Transcribe every line exactly. Leave the pictures behind.

» Information shown
--------------------------------------------------
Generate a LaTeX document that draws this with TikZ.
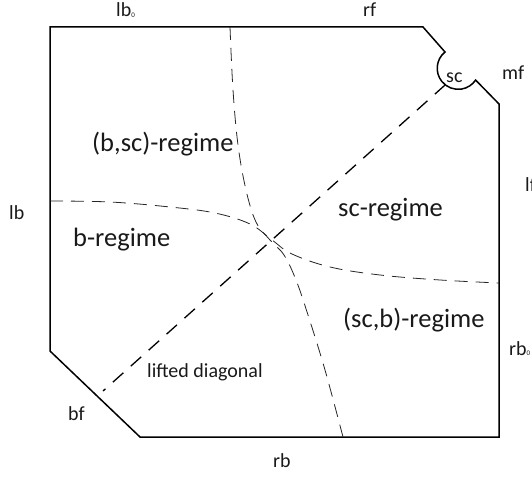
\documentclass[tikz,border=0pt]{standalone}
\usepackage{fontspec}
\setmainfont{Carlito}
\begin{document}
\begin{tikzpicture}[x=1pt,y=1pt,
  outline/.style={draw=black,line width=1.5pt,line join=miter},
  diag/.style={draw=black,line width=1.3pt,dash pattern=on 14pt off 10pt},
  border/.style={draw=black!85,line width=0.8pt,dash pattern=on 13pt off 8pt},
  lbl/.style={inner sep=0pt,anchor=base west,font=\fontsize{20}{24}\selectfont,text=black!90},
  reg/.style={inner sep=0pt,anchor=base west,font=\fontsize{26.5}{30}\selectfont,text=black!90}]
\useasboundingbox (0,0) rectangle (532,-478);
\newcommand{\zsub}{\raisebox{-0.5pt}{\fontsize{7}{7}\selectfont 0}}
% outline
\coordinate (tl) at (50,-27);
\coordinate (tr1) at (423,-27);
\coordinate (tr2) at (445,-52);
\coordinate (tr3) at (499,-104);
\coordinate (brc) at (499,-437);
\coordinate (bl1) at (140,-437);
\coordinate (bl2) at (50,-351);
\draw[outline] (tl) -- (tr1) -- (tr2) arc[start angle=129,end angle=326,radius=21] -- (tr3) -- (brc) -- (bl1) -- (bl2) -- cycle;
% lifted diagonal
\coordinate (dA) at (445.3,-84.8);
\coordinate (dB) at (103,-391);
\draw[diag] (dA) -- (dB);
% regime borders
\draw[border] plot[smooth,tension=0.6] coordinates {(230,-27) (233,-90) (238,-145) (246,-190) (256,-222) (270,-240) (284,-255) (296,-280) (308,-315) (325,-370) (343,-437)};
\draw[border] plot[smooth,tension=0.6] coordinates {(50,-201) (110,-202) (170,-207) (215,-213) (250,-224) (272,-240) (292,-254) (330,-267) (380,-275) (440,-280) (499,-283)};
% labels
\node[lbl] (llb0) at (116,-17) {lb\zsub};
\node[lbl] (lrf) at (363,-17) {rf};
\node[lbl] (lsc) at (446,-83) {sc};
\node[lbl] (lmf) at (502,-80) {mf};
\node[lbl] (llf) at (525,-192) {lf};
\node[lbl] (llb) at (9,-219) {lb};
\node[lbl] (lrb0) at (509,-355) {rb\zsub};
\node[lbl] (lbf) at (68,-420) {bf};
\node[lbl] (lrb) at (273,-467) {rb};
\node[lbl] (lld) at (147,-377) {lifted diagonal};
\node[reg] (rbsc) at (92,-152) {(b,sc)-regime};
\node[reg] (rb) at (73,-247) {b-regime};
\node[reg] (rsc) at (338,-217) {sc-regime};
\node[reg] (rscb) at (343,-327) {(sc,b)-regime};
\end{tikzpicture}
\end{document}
--------------------------------------------------
» Result below
Generate a LaTeX document that draws this with TikZ.
\documentclass[tikz,border=0pt]{standalone}
\usepackage{fontspec}
\setmainfont{Carlito}
\begin{document}
\begin{tikzpicture}[x=1pt,y=1pt,
  outline/.style={draw=black,line width=1.5pt,line join=miter},
  diag/.style={draw=black,line width=1.3pt,dash pattern=on 14pt off 10pt},
  border/.style={draw=black!85,line width=0.8pt,dash pattern=on 13pt off 8pt},
  lbl/.style={inner sep=0pt,anchor=base west,font=\fontsize{20}{24}\selectfont,text=black!90},
  reg/.style={inner sep=0pt,anchor=base west,font=\fontsize{26.5}{30}\selectfont,text=black!90}]
\useasboundingbox (0,0) rectangle (532,-478);
\newcommand{\zsub}{\raisebox{-0.5pt}{\fontsize{7}{7}\selectfont 0}}
% outline
\coordinate (tl) at (50,-27);
\coordinate (tr1) at (423,-27);
\coordinate (tr2) at (445,-52);
\coordinate (tr3) at (499,-104);
\coordinate (brc) at (499,-437);
\coordinate (bl1) at (140,-437);
\coordinate (bl2) at (50,-351);
\draw[outline] (tl) -- (tr1) -- (tr2) arc[start angle=129,end angle=326,radius=21] -- (tr3) -- (brc) -- (bl1) -- (bl2) -- cycle;
% lifted diagonal
\coordinate (dA) at (445.3,-84.8);
\coordinate (dB) at (103,-391);
\draw[diag] (dA) -- (dB);
% regime borders
\draw[border] plot[smooth,tension=0.6] coordinates {(230,-27) (233,-90) (238,-145) (246,-190) (256,-222) (270,-240) (284,-255) (296,-280) (308,-315) (325,-370) (343,-437)};
\draw[border] plot[smooth,tension=0.6] coordinates {(50,-201) (110,-202) (170,-207) (215,-213) (250,-224) (272,-240) (292,-254) (330,-267) (380,-275) (440,-280) (499,-283)};
% labels
\node[lbl] (llb0) at (116,-17) {lb\zsub};
\node[lbl] (lrf) at (363,-17) {rf};
\node[lbl] (lsc) at (446,-83) {sc};
\node[lbl] (lmf) at (502,-80) {mf};
\node[lbl] (llf) at (525,-192) {lf};
\node[lbl] (llb) at (9,-219) {lb};
\node[lbl] (lrb0) at (509,-355) {rb\zsub};
\node[lbl] (lbf) at (68,-420) {bf};
\node[lbl] (lrb) at (273,-467) {rb};
\node[lbl] (lld) at (147,-377) {lifted diagonal};
\node[reg] (rbsc) at (92,-152) {(b,sc)-regime};
\node[reg] (rb) at (73,-247) {b-regime};
\node[reg] (rsc) at (338,-217) {sc-regime};
\node[reg] (rscb) at (343,-327) {(sc,b)-regime};
\end{tikzpicture}
\end{document}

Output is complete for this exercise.